Organ Pipe National Park

Organ Pipe National Park

About Me

I purchased "Sadie''s House On Wheels "in late 2007 and loved traveling in a motor home so much that I went on the road full time in late 2008. I started writing this blog to help me remember all the wonder places I have been and it allows me to share those places with my family and friends. Summer of 2013 I decided to hang up the keys for a while and moved back into my stick house. After nearly two years, I am on the road again.

Wednesday, July 13, 2011

The Henry Ford, July 6

One the way to the Henry Ford

They call it The Henry Ford Museum  but it is not just a museum  tracking the evolution of the automobile, it is a look at America from its beginnings to present day. The original ideal was to build a structure that would house Ford's fledgling collection and construction started in the 1930's.  It's 12 acres under one roof and is more like eight or more different museums, which is a little over whelming. We were told the Automobile in American Life was undergoing a complete makeover so I was sure our tour would be short.  Internet research suggested the place was big and AAA suggested allowing a minimum of 3 hours...both wrong.  The place is huge and it took a full day to see everything, even though the Automobile in American Life exhibit was closed. Towards the end of the day I was in brain overload and rushing through exhibits to see everything.

The museum is divided into "departments" each with its own theme.  We managed to see most everything, but my brain certainly didn't absorb all the museum had to offer. I'll try to paraphrase some of the exhibits.

Automobile in American Life:

There were old cars

lots of Model A-T
The above is an exhibit on putting together one of the earlier  Ford models.  Museum goers were encourage to participate and install some of the parts.  It's hard to see but the body is in the lower left and the two ladies in the upper right are getting ready to put the top on the body.

Then there was the Wiener Mobile.

The Made in American exhibit detailed evolution of manufacturing equipment.
There were looms
and machines for making screws
and drills
huge turbine engines for running the Ford plants.

Below is an old train made of hitching buggies together.

Then there was this different type of snow plow attached to a steam engine.

This contraption makes light bulbs and continued in service until the 1970's

This exhibit demonstrates how much energy it takes to make a light bulb work.

Liberty and Justice for All was an exceptional exhibit of American Democracy.  There was a detailed, but simple time line of American Democracy. The exhibit  included  Lincolns Chair that he was assassinated in and the Rosa Park Bus. It was really hard to photograph the time line so no photos here and the photo of Lincoln's chair didn't turn out will

Heroes of the Sky showed the evolution of the airplane.  I didn't know Ford manufactured airplanes.

There was even a modern prototype

as well as a model of the Wright brothers plane

The Agriculture exhibit included early agriculture equipment :

and more modern machinery

Fully Furnished explored different furnishings from the lat 1600's to present day along with a good sampling of Eames chairs. Below is an example of a chair made out of horns of some sort.  It doesn't look very comfortable.

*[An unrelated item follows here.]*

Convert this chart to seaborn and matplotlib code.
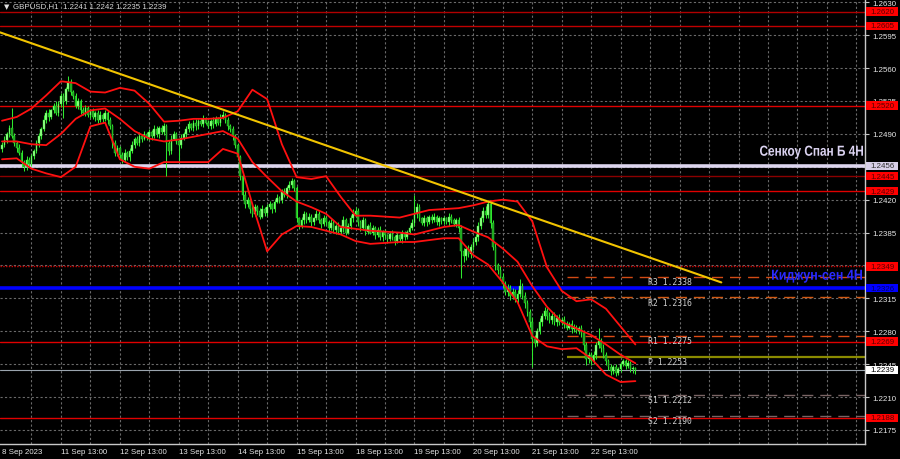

Eames chairs are found everywhere today and represent utility and are fairly comfortable.

Your Place in Time explores everyday artifacts of American life by decade and includes the Dymaxion House.  Only one prototype of The Dymaxion House was built.  The concept was to provide affordable housing for WWII vets returning from the war.  Fuller's had a hard time getting financing for the project and traditional mass produced housing continued on.  The idea was maximizing storage and stream lining living spaces...much like our RVs.

The walls pushed down to reveal windows
The stove, sink, refrigerator were all one unit
Nice cozy living room
Other parts of the My Time exhibit included old record players and printers.  I remember these:

How about an old Apple 2c computer from the 80's.  I remember this one.
The card phone was suppose to make dialing much easier, but you had to remember which card to use to dial.  I used one when I worked for an attorney many years ago...what a pain!!

The Museum Gallery provided a detailed exhibit of the Civil War Soldiers.  Photographs were not allowed in the exhibit.  I'm not sure why, because the rest of the Henry Ford allowed photos without restriction. The exhibit was very detailed and personalized many of the soldiers who fought in the war.

In addition to the main exhibits there were smaller exhibits which included clocks, jewelry, silver and pewter and an IMAX theater.

The crowds were starting to thin out about closing time and I was rushing through the exhibits hoping not to miss anything.  We had purchased a combo ticket which also includes Greenfield Village, an 80 acre theme park depicting more of Ford's collection of homes and Americana.  Its a good thing the ticket is good for a year, so we may wait a few days to return to the Ford complex.  I think my brain needs a little rest.